*DESCRIPTION OF THE TASK*. For this exercise, write out exactly, and only, the lines running from the line that contains "Convert this chart to matplotlib code." through the line that contains "warm_h_kf = [21, 20, 22, 20, 10, 3, 36]".
——
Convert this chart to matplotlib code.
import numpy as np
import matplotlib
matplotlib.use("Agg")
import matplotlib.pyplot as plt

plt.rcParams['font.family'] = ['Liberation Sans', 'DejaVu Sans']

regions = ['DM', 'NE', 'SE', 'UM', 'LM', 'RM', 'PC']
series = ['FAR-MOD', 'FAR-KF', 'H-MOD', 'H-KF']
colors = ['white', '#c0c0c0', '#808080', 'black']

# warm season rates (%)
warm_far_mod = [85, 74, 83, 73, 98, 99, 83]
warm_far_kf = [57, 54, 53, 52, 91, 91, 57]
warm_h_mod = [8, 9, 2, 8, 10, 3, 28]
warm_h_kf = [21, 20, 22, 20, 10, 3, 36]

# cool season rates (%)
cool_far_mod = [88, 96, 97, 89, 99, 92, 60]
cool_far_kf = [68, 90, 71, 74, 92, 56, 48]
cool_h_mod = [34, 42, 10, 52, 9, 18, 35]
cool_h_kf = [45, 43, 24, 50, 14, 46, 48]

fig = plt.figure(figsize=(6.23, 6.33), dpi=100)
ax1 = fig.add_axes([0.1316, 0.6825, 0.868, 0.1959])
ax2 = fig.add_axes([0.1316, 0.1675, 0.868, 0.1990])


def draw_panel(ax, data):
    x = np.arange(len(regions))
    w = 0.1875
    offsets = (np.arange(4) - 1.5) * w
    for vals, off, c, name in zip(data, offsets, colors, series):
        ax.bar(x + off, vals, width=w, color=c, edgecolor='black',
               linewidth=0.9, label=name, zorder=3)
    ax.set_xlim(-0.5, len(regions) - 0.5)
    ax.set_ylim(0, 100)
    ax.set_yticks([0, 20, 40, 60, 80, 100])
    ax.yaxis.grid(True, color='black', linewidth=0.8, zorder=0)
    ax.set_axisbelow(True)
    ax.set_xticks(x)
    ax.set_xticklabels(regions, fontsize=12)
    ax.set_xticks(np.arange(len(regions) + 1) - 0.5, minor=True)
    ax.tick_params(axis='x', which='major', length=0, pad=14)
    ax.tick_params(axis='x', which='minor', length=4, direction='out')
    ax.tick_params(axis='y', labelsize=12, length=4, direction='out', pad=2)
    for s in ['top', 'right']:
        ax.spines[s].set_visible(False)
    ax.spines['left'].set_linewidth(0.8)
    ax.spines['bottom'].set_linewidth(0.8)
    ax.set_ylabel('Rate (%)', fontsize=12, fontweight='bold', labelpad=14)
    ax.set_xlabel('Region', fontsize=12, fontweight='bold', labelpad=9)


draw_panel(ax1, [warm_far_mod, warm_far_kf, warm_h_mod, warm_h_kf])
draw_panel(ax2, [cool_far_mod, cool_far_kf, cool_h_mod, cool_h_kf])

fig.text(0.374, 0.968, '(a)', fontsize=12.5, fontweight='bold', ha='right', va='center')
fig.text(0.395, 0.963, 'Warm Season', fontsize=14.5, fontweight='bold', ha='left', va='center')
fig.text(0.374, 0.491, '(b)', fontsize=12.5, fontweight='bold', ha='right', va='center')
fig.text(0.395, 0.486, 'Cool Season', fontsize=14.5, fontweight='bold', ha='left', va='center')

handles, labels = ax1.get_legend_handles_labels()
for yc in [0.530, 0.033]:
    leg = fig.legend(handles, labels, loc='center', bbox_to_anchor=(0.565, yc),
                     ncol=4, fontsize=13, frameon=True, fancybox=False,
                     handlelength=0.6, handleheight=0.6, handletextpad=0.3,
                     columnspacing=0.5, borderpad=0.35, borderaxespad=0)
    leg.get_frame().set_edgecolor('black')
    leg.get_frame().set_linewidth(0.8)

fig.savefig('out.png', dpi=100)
——
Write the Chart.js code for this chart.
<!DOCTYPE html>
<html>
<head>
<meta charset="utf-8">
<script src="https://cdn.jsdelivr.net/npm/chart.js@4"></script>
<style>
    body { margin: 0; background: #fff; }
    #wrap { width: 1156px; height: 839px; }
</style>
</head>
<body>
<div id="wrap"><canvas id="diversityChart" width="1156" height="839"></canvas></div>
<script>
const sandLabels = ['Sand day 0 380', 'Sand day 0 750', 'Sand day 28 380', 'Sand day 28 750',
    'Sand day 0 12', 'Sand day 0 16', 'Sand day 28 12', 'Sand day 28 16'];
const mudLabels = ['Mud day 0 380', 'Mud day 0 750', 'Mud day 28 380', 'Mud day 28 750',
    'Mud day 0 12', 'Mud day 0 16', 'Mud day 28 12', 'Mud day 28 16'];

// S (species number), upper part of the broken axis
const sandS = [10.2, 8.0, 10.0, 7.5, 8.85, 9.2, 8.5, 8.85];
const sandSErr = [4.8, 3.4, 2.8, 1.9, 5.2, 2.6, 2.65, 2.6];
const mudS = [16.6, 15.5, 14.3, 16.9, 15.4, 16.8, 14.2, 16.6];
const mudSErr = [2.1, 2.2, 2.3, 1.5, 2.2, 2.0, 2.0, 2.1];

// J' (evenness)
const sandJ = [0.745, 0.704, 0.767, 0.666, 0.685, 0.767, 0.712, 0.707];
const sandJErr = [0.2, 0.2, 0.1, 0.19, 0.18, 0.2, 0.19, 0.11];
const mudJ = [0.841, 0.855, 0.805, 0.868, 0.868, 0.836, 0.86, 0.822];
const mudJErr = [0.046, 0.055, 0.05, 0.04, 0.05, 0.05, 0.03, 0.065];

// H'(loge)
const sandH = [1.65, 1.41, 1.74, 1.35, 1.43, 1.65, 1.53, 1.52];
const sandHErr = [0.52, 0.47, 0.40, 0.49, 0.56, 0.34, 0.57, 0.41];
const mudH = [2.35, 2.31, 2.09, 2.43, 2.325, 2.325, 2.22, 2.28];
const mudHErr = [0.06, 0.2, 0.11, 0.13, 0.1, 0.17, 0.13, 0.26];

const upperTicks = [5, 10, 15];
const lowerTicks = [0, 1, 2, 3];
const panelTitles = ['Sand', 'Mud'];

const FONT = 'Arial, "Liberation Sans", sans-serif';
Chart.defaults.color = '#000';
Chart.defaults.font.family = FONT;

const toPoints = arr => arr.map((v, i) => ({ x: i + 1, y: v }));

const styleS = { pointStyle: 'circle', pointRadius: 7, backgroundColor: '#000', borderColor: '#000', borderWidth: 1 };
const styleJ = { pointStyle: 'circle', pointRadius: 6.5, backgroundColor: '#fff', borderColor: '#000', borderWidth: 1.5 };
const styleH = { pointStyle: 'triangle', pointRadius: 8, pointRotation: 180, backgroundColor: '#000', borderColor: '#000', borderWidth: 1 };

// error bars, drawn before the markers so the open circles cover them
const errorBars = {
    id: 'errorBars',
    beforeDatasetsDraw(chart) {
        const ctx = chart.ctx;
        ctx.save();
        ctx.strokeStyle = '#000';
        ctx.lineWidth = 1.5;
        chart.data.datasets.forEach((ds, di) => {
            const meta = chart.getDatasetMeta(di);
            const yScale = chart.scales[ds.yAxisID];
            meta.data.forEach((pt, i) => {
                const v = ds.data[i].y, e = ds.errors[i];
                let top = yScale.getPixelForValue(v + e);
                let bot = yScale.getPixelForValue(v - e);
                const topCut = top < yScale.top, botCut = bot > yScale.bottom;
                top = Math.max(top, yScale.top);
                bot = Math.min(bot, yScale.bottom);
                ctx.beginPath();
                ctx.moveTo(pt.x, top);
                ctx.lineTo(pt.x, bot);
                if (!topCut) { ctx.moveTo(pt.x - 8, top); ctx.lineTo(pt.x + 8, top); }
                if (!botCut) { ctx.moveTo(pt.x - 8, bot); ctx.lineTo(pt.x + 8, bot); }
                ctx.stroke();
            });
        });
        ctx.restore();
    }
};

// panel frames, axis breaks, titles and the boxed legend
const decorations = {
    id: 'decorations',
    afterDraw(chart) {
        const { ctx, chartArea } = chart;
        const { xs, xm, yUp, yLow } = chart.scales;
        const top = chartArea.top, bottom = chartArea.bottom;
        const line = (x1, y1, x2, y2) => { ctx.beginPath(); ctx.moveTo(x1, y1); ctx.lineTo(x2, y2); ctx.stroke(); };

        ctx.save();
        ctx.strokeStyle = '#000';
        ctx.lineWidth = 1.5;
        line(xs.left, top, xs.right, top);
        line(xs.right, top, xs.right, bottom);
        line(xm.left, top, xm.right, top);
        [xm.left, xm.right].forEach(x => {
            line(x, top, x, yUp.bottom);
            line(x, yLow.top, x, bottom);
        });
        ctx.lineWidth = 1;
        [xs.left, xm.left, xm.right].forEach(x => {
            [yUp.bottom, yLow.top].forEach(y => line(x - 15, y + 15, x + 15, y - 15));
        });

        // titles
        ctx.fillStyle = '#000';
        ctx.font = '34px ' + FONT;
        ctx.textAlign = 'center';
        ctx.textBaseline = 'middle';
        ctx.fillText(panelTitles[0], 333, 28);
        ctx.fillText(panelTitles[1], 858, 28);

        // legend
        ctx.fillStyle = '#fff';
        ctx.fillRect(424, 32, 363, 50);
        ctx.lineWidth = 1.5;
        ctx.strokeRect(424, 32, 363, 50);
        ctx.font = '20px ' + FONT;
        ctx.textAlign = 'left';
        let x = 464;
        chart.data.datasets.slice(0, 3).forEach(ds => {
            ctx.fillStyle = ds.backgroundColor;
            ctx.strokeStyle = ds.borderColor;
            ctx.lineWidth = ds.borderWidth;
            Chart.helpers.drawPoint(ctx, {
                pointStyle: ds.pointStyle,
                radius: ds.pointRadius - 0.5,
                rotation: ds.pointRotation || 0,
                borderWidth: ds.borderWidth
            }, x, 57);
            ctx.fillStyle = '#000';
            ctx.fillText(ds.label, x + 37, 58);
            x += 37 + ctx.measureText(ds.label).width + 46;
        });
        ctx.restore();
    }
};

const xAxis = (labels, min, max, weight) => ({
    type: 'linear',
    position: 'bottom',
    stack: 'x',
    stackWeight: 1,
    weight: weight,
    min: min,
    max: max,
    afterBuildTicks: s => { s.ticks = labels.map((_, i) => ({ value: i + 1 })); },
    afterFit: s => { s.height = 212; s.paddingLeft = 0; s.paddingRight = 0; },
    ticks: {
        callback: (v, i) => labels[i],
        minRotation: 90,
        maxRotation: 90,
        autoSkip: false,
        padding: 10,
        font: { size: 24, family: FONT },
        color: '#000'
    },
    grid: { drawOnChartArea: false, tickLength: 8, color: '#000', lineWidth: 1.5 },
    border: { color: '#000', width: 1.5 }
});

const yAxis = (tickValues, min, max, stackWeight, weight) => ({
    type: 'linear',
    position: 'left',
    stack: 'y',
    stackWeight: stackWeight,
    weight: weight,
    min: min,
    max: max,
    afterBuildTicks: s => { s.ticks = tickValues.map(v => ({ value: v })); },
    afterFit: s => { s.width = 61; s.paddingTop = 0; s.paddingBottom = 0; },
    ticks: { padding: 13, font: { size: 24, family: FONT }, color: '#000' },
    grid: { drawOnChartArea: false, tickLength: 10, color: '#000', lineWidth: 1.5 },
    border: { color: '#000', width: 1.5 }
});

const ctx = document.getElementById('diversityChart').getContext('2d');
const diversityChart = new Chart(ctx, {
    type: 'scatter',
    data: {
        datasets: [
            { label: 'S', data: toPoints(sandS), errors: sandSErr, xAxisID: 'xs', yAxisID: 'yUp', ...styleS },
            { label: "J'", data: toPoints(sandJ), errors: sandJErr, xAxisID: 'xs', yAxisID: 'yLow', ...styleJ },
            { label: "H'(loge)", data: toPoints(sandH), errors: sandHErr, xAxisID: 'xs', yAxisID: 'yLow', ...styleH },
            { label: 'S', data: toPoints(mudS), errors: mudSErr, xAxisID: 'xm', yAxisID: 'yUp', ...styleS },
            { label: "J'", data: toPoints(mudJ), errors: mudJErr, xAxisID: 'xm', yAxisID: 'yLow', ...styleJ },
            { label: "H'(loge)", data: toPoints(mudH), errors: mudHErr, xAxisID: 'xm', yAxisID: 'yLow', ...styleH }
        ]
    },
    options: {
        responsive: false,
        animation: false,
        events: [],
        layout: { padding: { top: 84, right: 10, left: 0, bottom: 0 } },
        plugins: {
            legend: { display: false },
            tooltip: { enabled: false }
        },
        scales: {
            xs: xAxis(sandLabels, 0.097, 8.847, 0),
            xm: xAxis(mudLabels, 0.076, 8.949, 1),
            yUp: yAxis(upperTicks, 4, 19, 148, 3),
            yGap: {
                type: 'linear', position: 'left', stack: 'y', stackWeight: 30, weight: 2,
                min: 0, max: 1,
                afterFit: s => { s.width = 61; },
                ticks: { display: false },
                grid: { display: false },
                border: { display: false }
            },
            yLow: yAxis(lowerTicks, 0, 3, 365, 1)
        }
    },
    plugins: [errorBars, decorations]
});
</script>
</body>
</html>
——
*REPLY TO THE EXERCISE*.
Convert this chart to matplotlib code.
import numpy as np
import matplotlib
matplotlib.use("Agg")
import matplotlib.pyplot as plt

plt.rcParams['font.family'] = ['Liberation Sans', 'DejaVu Sans']

regions = ['DM', 'NE', 'SE', 'UM', 'LM', 'RM', 'PC']
series = ['FAR-MOD', 'FAR-KF', 'H-MOD', 'H-KF']
colors = ['white', '#c0c0c0', '#808080', 'black']

# warm season rates (%)
warm_far_mod = [85, 74, 83, 73, 98, 99, 83]
warm_far_kf = [57, 54, 53, 52, 91, 91, 57]
warm_h_mod = [8, 9, 2, 8, 10, 3, 28]
warm_h_kf = [21, 20, 22, 20, 10, 3, 36]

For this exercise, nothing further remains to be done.